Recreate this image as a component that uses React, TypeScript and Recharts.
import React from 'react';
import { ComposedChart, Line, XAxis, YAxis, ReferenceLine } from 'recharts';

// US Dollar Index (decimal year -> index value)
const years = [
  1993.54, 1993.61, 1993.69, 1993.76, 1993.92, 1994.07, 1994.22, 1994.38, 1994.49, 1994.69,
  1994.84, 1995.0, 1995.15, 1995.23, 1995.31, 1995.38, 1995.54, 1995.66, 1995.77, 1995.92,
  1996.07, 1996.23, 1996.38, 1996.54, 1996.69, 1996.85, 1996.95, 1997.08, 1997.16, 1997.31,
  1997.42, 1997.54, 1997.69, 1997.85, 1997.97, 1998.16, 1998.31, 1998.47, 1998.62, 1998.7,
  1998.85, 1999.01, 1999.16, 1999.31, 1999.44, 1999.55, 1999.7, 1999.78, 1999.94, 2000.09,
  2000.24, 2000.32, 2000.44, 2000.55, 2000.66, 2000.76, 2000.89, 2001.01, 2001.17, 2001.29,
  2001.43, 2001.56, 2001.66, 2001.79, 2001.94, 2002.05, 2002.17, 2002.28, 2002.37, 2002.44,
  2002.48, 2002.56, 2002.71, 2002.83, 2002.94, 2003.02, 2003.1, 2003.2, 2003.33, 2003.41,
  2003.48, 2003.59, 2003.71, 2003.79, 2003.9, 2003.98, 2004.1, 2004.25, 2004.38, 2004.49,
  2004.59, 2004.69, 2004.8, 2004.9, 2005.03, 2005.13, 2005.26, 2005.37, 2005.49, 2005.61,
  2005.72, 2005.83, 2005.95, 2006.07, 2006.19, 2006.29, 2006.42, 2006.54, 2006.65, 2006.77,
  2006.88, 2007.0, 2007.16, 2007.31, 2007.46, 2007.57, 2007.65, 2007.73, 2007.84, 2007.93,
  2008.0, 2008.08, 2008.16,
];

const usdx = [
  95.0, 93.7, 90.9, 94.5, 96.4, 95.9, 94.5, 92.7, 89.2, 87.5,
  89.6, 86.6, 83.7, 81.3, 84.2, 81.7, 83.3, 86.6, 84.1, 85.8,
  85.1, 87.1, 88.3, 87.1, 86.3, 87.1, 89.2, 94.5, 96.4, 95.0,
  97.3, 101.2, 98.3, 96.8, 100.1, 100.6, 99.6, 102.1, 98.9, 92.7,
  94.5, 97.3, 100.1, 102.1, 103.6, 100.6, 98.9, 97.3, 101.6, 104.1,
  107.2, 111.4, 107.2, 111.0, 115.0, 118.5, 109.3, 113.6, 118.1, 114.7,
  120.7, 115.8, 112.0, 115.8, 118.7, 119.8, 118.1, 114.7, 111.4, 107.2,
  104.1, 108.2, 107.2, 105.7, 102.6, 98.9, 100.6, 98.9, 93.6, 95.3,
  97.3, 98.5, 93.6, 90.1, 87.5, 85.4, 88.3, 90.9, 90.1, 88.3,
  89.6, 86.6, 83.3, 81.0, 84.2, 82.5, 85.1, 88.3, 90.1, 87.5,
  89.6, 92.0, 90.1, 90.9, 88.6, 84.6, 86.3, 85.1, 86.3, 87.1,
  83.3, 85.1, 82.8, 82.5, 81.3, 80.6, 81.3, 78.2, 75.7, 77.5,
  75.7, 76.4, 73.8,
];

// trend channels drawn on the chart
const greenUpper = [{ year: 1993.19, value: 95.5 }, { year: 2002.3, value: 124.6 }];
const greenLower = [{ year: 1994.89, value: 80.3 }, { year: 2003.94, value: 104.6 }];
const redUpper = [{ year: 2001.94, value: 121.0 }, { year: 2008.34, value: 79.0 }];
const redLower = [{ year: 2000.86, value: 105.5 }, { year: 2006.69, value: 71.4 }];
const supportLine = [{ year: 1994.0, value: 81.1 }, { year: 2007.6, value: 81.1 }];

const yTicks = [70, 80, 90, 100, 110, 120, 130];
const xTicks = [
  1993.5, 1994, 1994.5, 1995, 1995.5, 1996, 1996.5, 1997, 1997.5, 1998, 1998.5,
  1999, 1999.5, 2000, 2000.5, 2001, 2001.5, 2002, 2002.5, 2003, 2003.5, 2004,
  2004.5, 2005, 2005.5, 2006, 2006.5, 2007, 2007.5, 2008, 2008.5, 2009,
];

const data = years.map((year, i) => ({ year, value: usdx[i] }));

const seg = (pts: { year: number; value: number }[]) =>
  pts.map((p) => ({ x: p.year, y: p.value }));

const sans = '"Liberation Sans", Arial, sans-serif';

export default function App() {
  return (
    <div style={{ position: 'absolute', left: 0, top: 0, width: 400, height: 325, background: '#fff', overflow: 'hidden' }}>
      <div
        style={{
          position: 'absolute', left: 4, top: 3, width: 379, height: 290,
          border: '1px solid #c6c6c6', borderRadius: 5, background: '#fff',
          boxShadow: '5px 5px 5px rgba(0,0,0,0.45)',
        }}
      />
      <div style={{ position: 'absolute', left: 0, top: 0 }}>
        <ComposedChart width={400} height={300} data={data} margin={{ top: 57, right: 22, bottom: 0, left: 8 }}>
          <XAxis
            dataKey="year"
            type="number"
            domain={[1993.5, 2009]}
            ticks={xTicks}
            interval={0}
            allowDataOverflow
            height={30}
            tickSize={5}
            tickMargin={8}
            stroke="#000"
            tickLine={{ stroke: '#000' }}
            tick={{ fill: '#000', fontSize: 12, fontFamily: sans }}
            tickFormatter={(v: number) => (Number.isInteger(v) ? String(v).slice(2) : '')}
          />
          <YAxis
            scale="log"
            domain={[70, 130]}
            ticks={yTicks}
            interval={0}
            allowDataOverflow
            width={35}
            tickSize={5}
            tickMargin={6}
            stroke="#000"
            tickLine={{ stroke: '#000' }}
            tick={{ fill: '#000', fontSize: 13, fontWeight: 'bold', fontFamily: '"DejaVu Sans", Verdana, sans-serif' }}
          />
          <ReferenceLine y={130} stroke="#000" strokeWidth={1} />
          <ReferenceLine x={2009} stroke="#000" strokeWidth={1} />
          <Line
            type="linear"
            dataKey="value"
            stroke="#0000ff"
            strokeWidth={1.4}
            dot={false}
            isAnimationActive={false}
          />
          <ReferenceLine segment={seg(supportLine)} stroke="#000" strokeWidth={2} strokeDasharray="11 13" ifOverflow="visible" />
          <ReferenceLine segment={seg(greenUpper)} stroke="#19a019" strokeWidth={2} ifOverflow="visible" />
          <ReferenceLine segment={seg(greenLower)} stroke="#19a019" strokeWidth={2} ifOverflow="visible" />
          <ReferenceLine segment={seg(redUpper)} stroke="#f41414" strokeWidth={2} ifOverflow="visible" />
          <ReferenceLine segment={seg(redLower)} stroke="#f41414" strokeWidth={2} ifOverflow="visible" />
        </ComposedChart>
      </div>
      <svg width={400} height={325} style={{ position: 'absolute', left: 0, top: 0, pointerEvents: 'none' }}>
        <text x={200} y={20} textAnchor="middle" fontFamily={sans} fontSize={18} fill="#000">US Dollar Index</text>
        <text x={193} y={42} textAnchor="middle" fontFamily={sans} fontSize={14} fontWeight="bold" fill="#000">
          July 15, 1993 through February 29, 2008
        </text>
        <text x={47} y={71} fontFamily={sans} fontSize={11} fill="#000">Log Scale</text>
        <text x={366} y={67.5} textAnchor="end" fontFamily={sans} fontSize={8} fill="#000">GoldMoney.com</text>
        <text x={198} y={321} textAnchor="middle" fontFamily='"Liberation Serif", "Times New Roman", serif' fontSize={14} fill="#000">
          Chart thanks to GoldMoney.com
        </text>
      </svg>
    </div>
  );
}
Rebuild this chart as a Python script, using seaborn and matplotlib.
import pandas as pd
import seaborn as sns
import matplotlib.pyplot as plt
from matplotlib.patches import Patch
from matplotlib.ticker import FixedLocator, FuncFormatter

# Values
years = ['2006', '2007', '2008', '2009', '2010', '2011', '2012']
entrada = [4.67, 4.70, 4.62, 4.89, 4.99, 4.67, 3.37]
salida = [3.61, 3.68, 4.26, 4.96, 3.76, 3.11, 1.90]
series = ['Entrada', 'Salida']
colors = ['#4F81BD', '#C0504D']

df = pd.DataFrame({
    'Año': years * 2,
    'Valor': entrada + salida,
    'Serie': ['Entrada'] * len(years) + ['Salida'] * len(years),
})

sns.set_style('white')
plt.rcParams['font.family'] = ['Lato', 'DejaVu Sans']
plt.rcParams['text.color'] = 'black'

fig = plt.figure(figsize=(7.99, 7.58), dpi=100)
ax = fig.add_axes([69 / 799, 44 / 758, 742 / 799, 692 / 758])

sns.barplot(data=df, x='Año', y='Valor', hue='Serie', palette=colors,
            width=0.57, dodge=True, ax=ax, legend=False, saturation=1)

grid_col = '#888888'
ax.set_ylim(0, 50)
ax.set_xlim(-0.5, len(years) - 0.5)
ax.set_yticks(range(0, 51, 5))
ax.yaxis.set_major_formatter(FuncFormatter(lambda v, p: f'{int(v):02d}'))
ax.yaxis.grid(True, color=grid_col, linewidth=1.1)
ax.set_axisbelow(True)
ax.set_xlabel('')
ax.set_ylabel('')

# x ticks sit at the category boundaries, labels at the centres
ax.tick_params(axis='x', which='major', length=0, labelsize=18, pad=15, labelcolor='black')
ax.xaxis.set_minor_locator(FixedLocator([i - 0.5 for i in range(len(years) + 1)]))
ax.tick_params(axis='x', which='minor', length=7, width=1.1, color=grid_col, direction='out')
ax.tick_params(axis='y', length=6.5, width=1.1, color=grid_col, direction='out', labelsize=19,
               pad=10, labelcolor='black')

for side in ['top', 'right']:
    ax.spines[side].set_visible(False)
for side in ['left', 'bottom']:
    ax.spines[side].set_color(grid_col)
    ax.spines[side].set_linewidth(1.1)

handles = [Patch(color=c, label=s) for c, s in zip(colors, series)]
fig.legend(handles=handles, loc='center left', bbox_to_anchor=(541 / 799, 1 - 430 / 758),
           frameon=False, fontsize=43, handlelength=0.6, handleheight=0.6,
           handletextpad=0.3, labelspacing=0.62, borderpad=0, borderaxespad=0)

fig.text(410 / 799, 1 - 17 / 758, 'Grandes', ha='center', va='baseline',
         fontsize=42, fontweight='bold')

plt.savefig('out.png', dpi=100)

========================================

* **Exercise brief**:
Return exactly the lines above from the line that has "Rebuild this chart" through the line that has "from matplotlib.ticker import", inclusive, and nothing else.

* **The output**:
Rebuild this chart as a Python script, using seaborn and matplotlib.
import pandas as pd
import seaborn as sns
import matplotlib.pyplot as plt
from matplotlib.patches import Patch
from matplotlib.ticker import FixedLocator, FuncFormatter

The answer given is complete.